Task details:
Your task is to transcribe all of the data below exactly, omitting the images.

Information shown:
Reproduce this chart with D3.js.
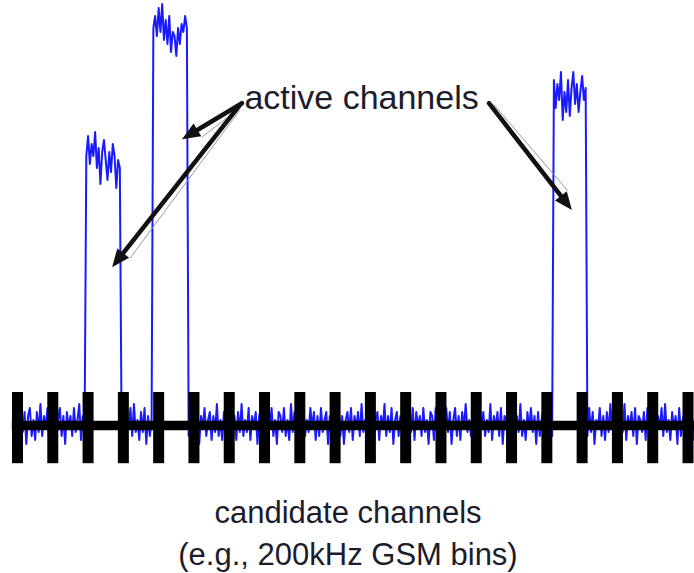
<!DOCTYPE html>
<html><head><meta charset="utf-8">
<script src="https://cdn.jsdelivr.net/npm/d3@7"></script>
<style>html,body{margin:0;padding:0;background:#fff;}svg{display:block;}</style>
</head><body>
<svg id="chart" width="694" height="573"></svg>
<script>
// Candidate channel boundaries (channel index)
const tickChannels = [0,1,2,3,4,5,6,7,8,9,10,11,12,13,14,15,16,17,18,19];
// Spectrum trace sampled every 0.05 channel; one row of 20 samples per channel
const sampleStep = 0.05;
const powerRows = [
  [1,-3,4,-2,3,-5,2,4,-3,1,-4,3,-2,5,-3,2,-1,4,-4,2],
  [-2,3,-4,1,4,-3,2,-5,3,-1,2,-3,4,-2,1,5,-4,2,-3,67],
  [72,65,70,67,73,64,69,60,68,71,66,61,68,63,70,67,59,66,64,-2],
  [3,-4,2,-1,4,-3,5,-2,1,-4,3,-2,4,-5,2,-3,1,99,102,97],
  [104,98,105,96,101,95,102,93,98,97,92,99,95,100,98,102,99,-3,2,-4],
  [4,-2,3,-5,2,-1,4,-3,1,3,-4,2,-2,5,-3,1,-4,3,-1,2],
  [-3,4,-1,2,-4,3,-2,5,-3,1,-2,4,-4,2,-1,3,-5,2,4,-2],
  [2,-4,3,-1,4,-3,1,-5,3,2,-2,4,-3,1,-4,5,-2,3,-1,2],
  [-4,2,5,-3,1,-2,4,-1,3,-4,2,-3,4,-2,1,3,-5,2,-1,4],
  [3,-1,4,-3,2,-5,1,3,-2,4,-4,2,-1,3,-3,5,-2,1,-4,2],
  [-2,4,-3,1,3,-4,2,-1,5,-3,2,-2,4,-5,1,3,-3,2,-1,4],
  [5,-3,1,-2,4,-4,3,-1,2,-3,4,-2,1,-5,3,2,-4,4,-1,2],
  [-3,2,-1,4,-2,3,-5,1,4,-3,2,-4,3,-1,5,-2,1,-3,4,-2],
  [2,-4,4,-1,3,-3,1,-2,5,-4,2,-1,3,-3,4,-5,2,1,-2,3],
  [-1,3,-4,2,-2,5,-3,1,-4,3,-1,4,-2,2,-5,3,-3,1,4,-2],
  [3,-2,4,-3,86,79,85,81,88,76,83,78,86,77,84,88,80,85,78,83],
  [87,81,84,-3,4,-2,3,-5,1,-1,4,-3,2,-4,3,-2,5,-1,2,-3],
  [4,-3,1,-2,5,-4,2,-1,3,-3,4,-5,2,1,-2,3,-4,4,-1,2],
  [-2,3,-4,2,-1,4,-3,5,-2,1,-4,3,-1,2,-5,4,-3,1,3,-2],
  [3,-1,4,-4,2,-3,1,5,-2,3,-4,2,-1,4,-3,2,-2,3,-1,1]
];
// Annotations (channel, power)
const labelText = "active channels";
const labelPos = [9.75, 78.7];
const arrowTails = [[6.36, 80.2],[6.30, 79.7],[13.36, 80.2]];
const arrowTips  = [[4.66, 71.2],[2.68, 39.2],[15.71, 53.5]];
const captionLines = ["candidate channels", "(e.g., 200kHz GSM bins)"];

const svg = d3.select("#chart");
const x = d3.scaleLinear().domain([0, 19]).range([17.5, 688]);
const y = d3.scaleLinear().domain([0, 105]).range([424, 4]);

const samples = [];
powerRows.forEach(row => row.forEach(v => samples.push(v)));
const trace = samples.map((v, i) => [i * sampleStep, v]);

svg.append("path")
  .datum(trace)
  .attr("fill", "none")
  .attr("stroke", "#1a1aff")
  .attr("stroke-width", 2)
  .attr("stroke-linejoin", "round")
  .attr("d", d3.line().x(d => x(d[0])).y(d => y(d[1])));

// Axis: thick line with thick ticks
const axisY = y(-0.4);
svg.append("line")
  .attr("x1", x(-0.16)).attr("x2", 694)
  .attr("y1", axisY).attr("y2", axisY)
  .attr("stroke", "#000").attr("stroke-width", 9.5);
svg.selectAll("rect.tick").data(tickChannels).enter().append("rect")
  .attr("class", "tick")
  .attr("x", d => x(d) - 5.5)
  .attr("width", 11)
  .attr("y", y(8))
  .attr("height", y(-9.8) - y(8))
  .attr("fill", "#000");

// Arrows
function arrow(t, p) {
  const x0 = x(t[0]), y0 = y(t[1]), x1 = x(p[0]), y1 = y(p[1]);
  const dx = x1 - x0, dy = y1 - y0, L = Math.hypot(dx, dy);
  const ux = dx / L, uy = dy / L, nx = -uy, ny = ux;
  const hl = 18, hw = 7.5;
  const bx = x1 - ux * hl, by = y1 - uy * hl;
  svg.append("line")
    .attr("x1", x0 - nx * 3 + ux * 4).attr("y1", y0 - ny * 3 + uy * 4)
    .attr("x2", bx - nx * (hw + 1)).attr("y2", by - ny * (hw + 1))
    .attr("stroke", "#9a9a9a").attr("stroke-width", 1);
  svg.append("line")
    .attr("x1", x0).attr("y1", y0).attr("x2", bx + ux * 2).attr("y2", by + uy * 2)
    .attr("stroke", "#111").attr("stroke-width", 4.5).attr("stroke-linecap", "round");
  svg.append("path")
    .attr("d", `M${x1},${y1}L${bx + nx * hw},${by + ny * hw}L${bx - nx * hw},${by - ny * hw}Z`)
    .attr("fill", "#111");
}
arrowTails.forEach((t, i) => arrow(t, arrowTips[i]));

svg.append("text")
  .attr("x", x(labelPos[0])).attr("y", y(labelPos[1]))
  .attr("text-anchor", "middle")
  .attr("font-family", "'Liberation Sans', Arial, sans-serif")
  .attr("font-size", 34).attr("fill", "#1c1c2c")
  .text(labelText);

svg.selectAll("text.cap").data(captionLines).enter().append("text")
  .attr("class", "cap")
  .attr("x", 348).attr("y", (d, i) => 523 + i * 42)
  .attr("text-anchor", "middle")
  .attr("font-family", "'Liberation Sans', Arial, sans-serif")
  .attr("font-size", 31).attr("fill", "#1c1c2c")
  .text(d => d);
</script>
</body></html>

Exercise response:
Reproduce this chart with D3.js.
<!DOCTYPE html>
<html><head><meta charset="utf-8">
<script src="https://cdn.jsdelivr.net/npm/d3@7"></script>
<style>html,body{margin:0;padding:0;background:#fff;}svg{display:block;}</style>
</head><body>
<svg id="chart" width="694" height="573"></svg>
<script>
// Candidate channel boundaries (channel index)
const tickChannels = [0,1,2,3,4,5,6,7,8,9,10,11,12,13,14,15,16,17,18,19];
// Spectrum trace sampled every 0.05 channel; one row of 20 samples per channel
const sampleStep = 0.05;
const powerRows = [
  [1,-3,4,-2,3,-5,2,4,-3,1,-4,3,-2,5,-3,2,-1,4,-4,2],
  [-2,3,-4,1,4,-3,2,-5,3,-1,2,-3,4,-2,1,5,-4,2,-3,67],
  [72,65,70,67,73,64,69,60,68,71,66,61,68,63,70,67,59,66,64,-2],
  [3,-4,2,-1,4,-3,5,-2,1,-4,3,-2,4,-5,2,-3,1,99,102,97],
  [104,98,105,96,101,95,102,93,98,97,92,99,95,100,98,102,99,-3,2,-4],
  [4,-2,3,-5,2,-1,4,-3,1,3,-4,2,-2,5,-3,1,-4,3,-1,2],
  [-3,4,-1,2,-4,3,-2,5,-3,1,-2,4,-4,2,-1,3,-5,2,4,-2],
  [2,-4,3,-1,4,-3,1,-5,3,2,-2,4,-3,1,-4,5,-2,3,-1,2],
  [-4,2,5,-3,1,-2,4,-1,3,-4,2,-3,4,-2,1,3,-5,2,-1,4],
  [3,-1,4,-3,2,-5,1,3,-2,4,-4,2,-1,3,-3,5,-2,1,-4,2],
  [-2,4,-3,1,3,-4,2,-1,5,-3,2,-2,4,-5,1,3,-3,2,-1,4],
  [5,-3,1,-2,4,-4,3,-1,2,-3,4,-2,1,-5,3,2,-4,4,-1,2],
  [-3,2,-1,4,-2,3,-5,1,4,-3,2,-4,3,-1,5,-2,1,-3,4,-2],
  [2,-4,4,-1,3,-3,1,-2,5,-4,2,-1,3,-3,4,-5,2,1,-2,3],
  [-1,3,-4,2,-2,5,-3,1,-4,3,-1,4,-2,2,-5,3,-3,1,4,-2],
  [3,-2,4,-3,86,79,85,81,88,76,83,78,86,77,84,88,80,85,78,83],
  [87,81,84,-3,4,-2,3,-5,1,-1,4,-3,2,-4,3,-2,5,-1,2,-3],
  [4,-3,1,-2,5,-4,2,-1,3,-3,4,-5,2,1,-2,3,-4,4,-1,2],
  [-2,3,-4,2,-1,4,-3,5,-2,1,-4,3,-1,2,-5,4,-3,1,3,-2],
  [3,-1,4,-4,2,-3,1,5,-2,3,-4,2,-1,4,-3,2,-2,3,-1,1]
];
// Annotations (channel, power)
const labelText = "active channels";
const labelPos = [9.75, 78.7];
const arrowTails = [[6.36, 80.2],[6.30, 79.7],[13.36, 80.2]];
const arrowTips  = [[4.66, 71.2],[2.68, 39.2],[15.71, 53.5]];
const captionLines = ["candidate channels", "(e.g., 200kHz GSM bins)"];

const svg = d3.select("#chart");
const x = d3.scaleLinear().domain([0, 19]).range([17.5, 688]);
const y = d3.scaleLinear().domain([0, 105]).range([424, 4]);

const samples = [];
powerRows.forEach(row => row.forEach(v => samples.push(v)));
const trace = samples.map((v, i) => [i * sampleStep, v]);

svg.append("path")
  .datum(trace)
  .attr("fill", "none")
  .attr("stroke", "#1a1aff")
  .attr("stroke-width", 2)
  .attr("stroke-linejoin", "round")
  .attr("d", d3.line().x(d => x(d[0])).y(d => y(d[1])));

// Axis: thick line with thick ticks
const axisY = y(-0.4);
svg.append("line")
  .attr("x1", x(-0.16)).attr("x2", 694)
  .attr("y1", axisY).attr("y2", axisY)
  .attr("stroke", "#000").attr("stroke-width", 9.5);
svg.selectAll("rect.tick").data(tickChannels).enter().append("rect")
  .attr("class", "tick")
  .attr("x", d => x(d) - 5.5)
  .attr("width", 11)
  .attr("y", y(8))
  .attr("height", y(-9.8) - y(8))
  .attr("fill", "#000");

// Arrows
function arrow(t, p) {
  const x0 = x(t[0]), y0 = y(t[1]), x1 = x(p[0]), y1 = y(p[1]);
  const dx = x1 - x0, dy = y1 - y0, L = Math.hypot(dx, dy);
  const ux = dx / L, uy = dy / L, nx = -uy, ny = ux;
  const hl = 18, hw = 7.5;
  const bx = x1 - ux * hl, by = y1 - uy * hl;
  svg.append("line")
    .attr("x1", x0 - nx * 3 + ux * 4).attr("y1", y0 - ny * 3 + uy * 4)
    .attr("x2", bx - nx * (hw + 1)).attr("y2", by - ny * (hw + 1))
    .attr("stroke", "#9a9a9a").attr("stroke-width", 1);
  svg.append("line")
    .attr("x1", x0).attr("y1", y0).attr("x2", bx + ux * 2).attr("y2", by + uy * 2)
    .attr("stroke", "#111").attr("stroke-width", 4.5).attr("stroke-linecap", "round");
  svg.append("path")
    .attr("d", `M${x1},${y1}L${bx + nx * hw},${by + ny * hw}L${bx - nx * hw},${by - ny * hw}Z`)
    .attr("fill", "#111");
}
arrowTails.forEach((t, i) => arrow(t, arrowTips[i]));

svg.append("text")
  .attr("x", x(labelPos[0])).attr("y", y(labelPos[1]))
  .attr("text-anchor", "middle")
  .attr("font-family", "'Liberation Sans', Arial, sans-serif")
  .attr("font-size", 34).attr("fill", "#1c1c2c")
  .text(labelText);

svg.selectAll("text.cap").data(captionLines).enter().append("text")
  .attr("class", "cap")
  .attr("x", 348).attr("y", (d, i) => 523 + i * 42)
  .attr("text-anchor", "middle")
  .attr("font-family", "'Liberation Sans', Arial, sans-serif")
  .attr("font-size", 31).attr("fill", "#1c1c2c")
  .text(d => d);
</script>
</body></html>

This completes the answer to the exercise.